You know it’s Christmas when…?
You know it’s Christmas when you are sitting in the Royal Court Theatre waiting for the curtain to go up on their Christmas show. That’s when you know it’s time to get into the spirit of Christmas!
And so it has been for me for the past six years. For it was when Merry Ding Dong first hit the stage running at the Royal Court in 2009, that I realised there was something very special about this very scouse style of Christmas show.
Unlike the regurgitated pantomimes that are presented at practically every theatre in the land, the Royal Court commission a brand new Christmas show every year, tailored specifically for their target audience; for their loyal following that expects a particular style of show, steeped in bawdy scouseness.
Merry Ding Dong was the first of these shows to flow from the pen of Fred Lawless, a scouse writer, who at the time was exiled in darkest Todmorden. And although Fred was living in the land of the wrong coloured rose, he knew exactly what sort of humour would go down well with the Royal Court’s adult Liverpool audience.
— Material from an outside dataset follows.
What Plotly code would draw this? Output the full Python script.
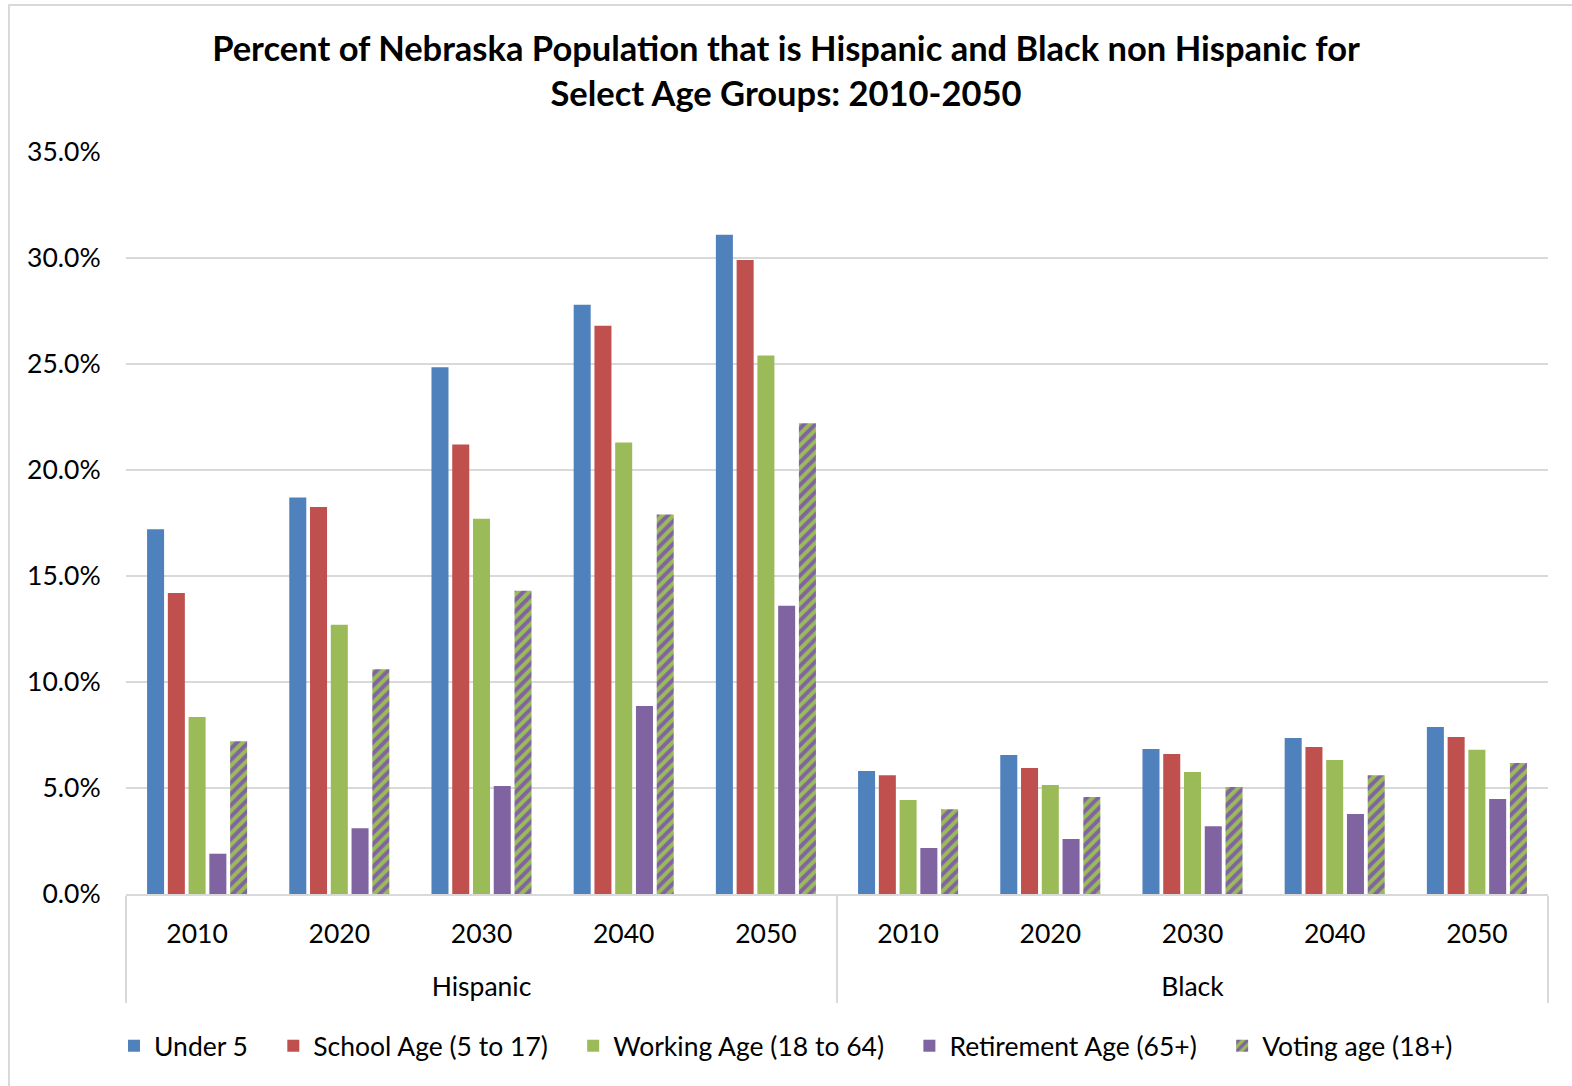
import plotly.graph_objects as go

# Population groups and projection years
group_names = ["Hispanic", "Black"]
year_labels = ["2010", "2020", "2030", "2040", "2050"]

# Percent of Nebraska population in each age group
under_5 = [17.2, 18.7, 24.85, 27.8, 31.1, 5.8, 6.56, 6.84, 7.36, 7.88]
school_age = [14.2, 18.25, 21.2, 26.8, 29.9, 5.6, 5.94, 6.6, 6.93, 7.4]
working_age = [8.35, 12.7, 17.7, 21.3, 25.4, 4.43, 5.14, 5.75, 6.32, 6.8]
retirement_age = [1.9, 3.1, 5.1, 8.87, 13.6, 2.17, 2.6, 3.2, 3.77, 4.48]
voting_age = [7.2, 10.6, 14.3, 17.9, 22.2, 4.0, 4.58, 5.05, 5.6, 6.18]

# Two-level category axis: group label (pushed a line lower) and year
groups = ["<br>" + g for g in group_names for _ in year_labels]
years = year_labels * len(group_names)

series = [
    ("Under 5", under_5, "#4F81BD", None),
    ("School Age (5 to 17)", school_age, "#C0504D", None),
    ("Working Age (18 to 64)", working_age, "#9BBB59", None),
    ("Retirement Age (65+)", retirement_age, "#8064A2", None),
    ("Voting age (18+)", voting_age, "#9BBB59",
     dict(shape="/", bgcolor="#9BBB59", fgcolor="#8064A2", size=8, solidity=0.5, fillmode="replace")),
]

FONT = "Lato"
TICK_SIZE = 26.5
LEGEND_PAD = "\u00a0" * 3  # extra room between legend entries

fig = go.Figure()
for name, vals, color, pattern in series:
    marker = dict(color=color, line=dict(width=0))
    if pattern:
        marker["pattern"] = pattern
    fig.add_trace(go.Bar(name=name + LEGEND_PAD, x=[groups, years], y=vals, marker=marker))

fig.update_layout(
    width=1572,
    height=1086,
    paper_bgcolor="white",
    plot_bgcolor="white",
    barmode="group",
    bargap=0.27,
    bargroupgap=0.18,
    margin=dict(l=126, r=24, t=152, b=192, autoexpand=False),
    font=dict(family=FONT, size=TICK_SIZE, color="#000000"),
    title=dict(
        text="<b>Percent of Nebraska Population that is Hispanic and Black non Hispanic for<br>Select Age Groups: 2010-2050</b>",
        x=0.5,
        xanchor="center",
        y=1 - 61 / 1086,
        yanchor="top",
        font=dict(family=FONT, size=34.5, color="#000000"),
    ),
    legend=dict(
        orientation="h",
        xref="container",
        x=114 / 1572,
        xanchor="left",
        yref="container",
        y=1 - 1046 / 1086,
        yanchor="middle",
        font=dict(family=FONT, size=TICK_SIZE),
        itemwidth=30,
        traceorder="normal",
    ),
    xaxis=dict(
        type="multicategory",
        automargin=False,
        showline=True,
        linecolor="#D9D9D9",
        linewidth=2,
        showdividers=True,
        dividercolor="#D9D9D9",
        dividerwidth=2,
        ticks="outside",
        ticklen=16,
        ticklabelstandoff=15,
        tickcolor="rgba(0,0,0,0)",
        tickfont=dict(family=FONT, size=TICK_SIZE),
    ),
    yaxis=dict(
        range=[0, 35],
        dtick=5,
        tickformat=".1f",
        ticksuffix="%",
        automargin=False,
        showgrid=True,
        gridcolor="#D9D9D9",
        gridwidth=2,
        zeroline=False,
        showline=False,
        ticks="outside",
        ticklen=19,
        tickcolor="rgba(0,0,0,0)",
        tickfont=dict(family=FONT, size=TICK_SIZE),
    ),
    shapes=[
        dict(type="rect", xref="paper", yref="paper",
             x0=-117 / 1422, x1=1.05, y0=-0.3, y1=1 + 147 / 742,
             line=dict(color="#D9D9D9", width=2), fillcolor="rgba(0,0,0,0)", layer="below"),
    ],
)

fig.write_html("out.html")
The show was a resounding success. So much so that before it’s extended run had finished, Fred was commissioned for the following year’s Christmas show. And so it has been for the past five years.
In 2010 he transported his scouse characters far from their homeland in Scouse Pacific and then to the U. S. of A. for Little Scouse on the Prairie. Next, the plot returned home for Nightmare on Lime Street, and last year the story was really out of this world with the Hitchhiker’s Guide to Fazakerley.
Returning earlier this year to live in his home city of Liverpool following the sad loss of his wife and soulmate Tilly, Fred immersed himself in the creation of his sixth Royal Court Christmas show.
This one tips a jaunty hat, very loosely, to the celebrated naval explorer Robert Falcon Scott and his ill-fated expedition of discovery to the coldest part of the planet.
Jimmy, played by Michael Starke, was quite happy sharing his sub zero home with the odd (very odd) penguin, an even odder foul-mouthed talking snowman and a pair of sex-starved joint-smoking polar bears. That is, until the arrival of Daisy (an adventure-seeking student played by Hayley Hampton), followed by the arrival of two submarines from opposite sides of the iron curtain.
The American commander Brad (John McGrellis) and his Soviet counterpart Olga (Lindzi Germain) each desperately needing to stake territorial claim over the frozen wastelands, found themselves up against the solidarity of Jimmy, Daisy and the two Polar Bears, Jason and Kylie, who also happened to be scouse. Not only that, they were all Everton supporters Coincidentally, just like the play’s writer!
Worse still, they each had to deal with the incompetence of their respective right hand men, Kowalski and Bolokov. Both characters were played amazingly by Liverpool Institute for the Performing Arts graduate Michael Fletcher, due to the fact George Clooney had (apparently) been otherwise detained at the Penny Farthing pub around the corner! If his remembering to use the right accent at the right time (most of the time) was impressive, then the fight scene between the two characters was simply sublime.
The script was nothing short of brilliant and, under the stage direction of the theatre’s former musical director Howard Gray, delivered brilliantly by the entire cast, made for a superbly polished, fast moving, laugh-a-minute comedy.
The music was fantastic – all played on stage by four musicians tucked away in the igloo. And Lindzi’s singing in particular was nothing short of superb.
Michael Starke and Lindzi are regulars at the Royal Court. Michael Ledwich and Helen Carter, who played polar bears Jason and Kylie, were making a return visit. John McGrellis in the role of American submarine commander Brad was making his Royal Court Debut, as was Michael Fletcher. And whilst it was Hayley Hampton’s first time on stage since graduating from the Liverpool Institute For Performing Arts, she is on familiar ground, having worked as a waitress at the theatre during her student years.
Hayley’s acting and singing were so impressive, I doubt you’ll ever see her serving at the tables again.
Every year I have wondered what Fred Lawless and the Royal Court production team, headed up by Kevin Fearon, could possibly come up with that would top the previous year’s offering – yet every year they do just that.
This year is no exception.
Scouse of the Antarctic runs until January 17th.
It is one of the funniest shows you will have seen this year. It’s hysterical. It’s bonkers. It’s absolute comedy madness. You really mustn’t miss it.
I can’t bring myself to give it any less than 5/5 stars.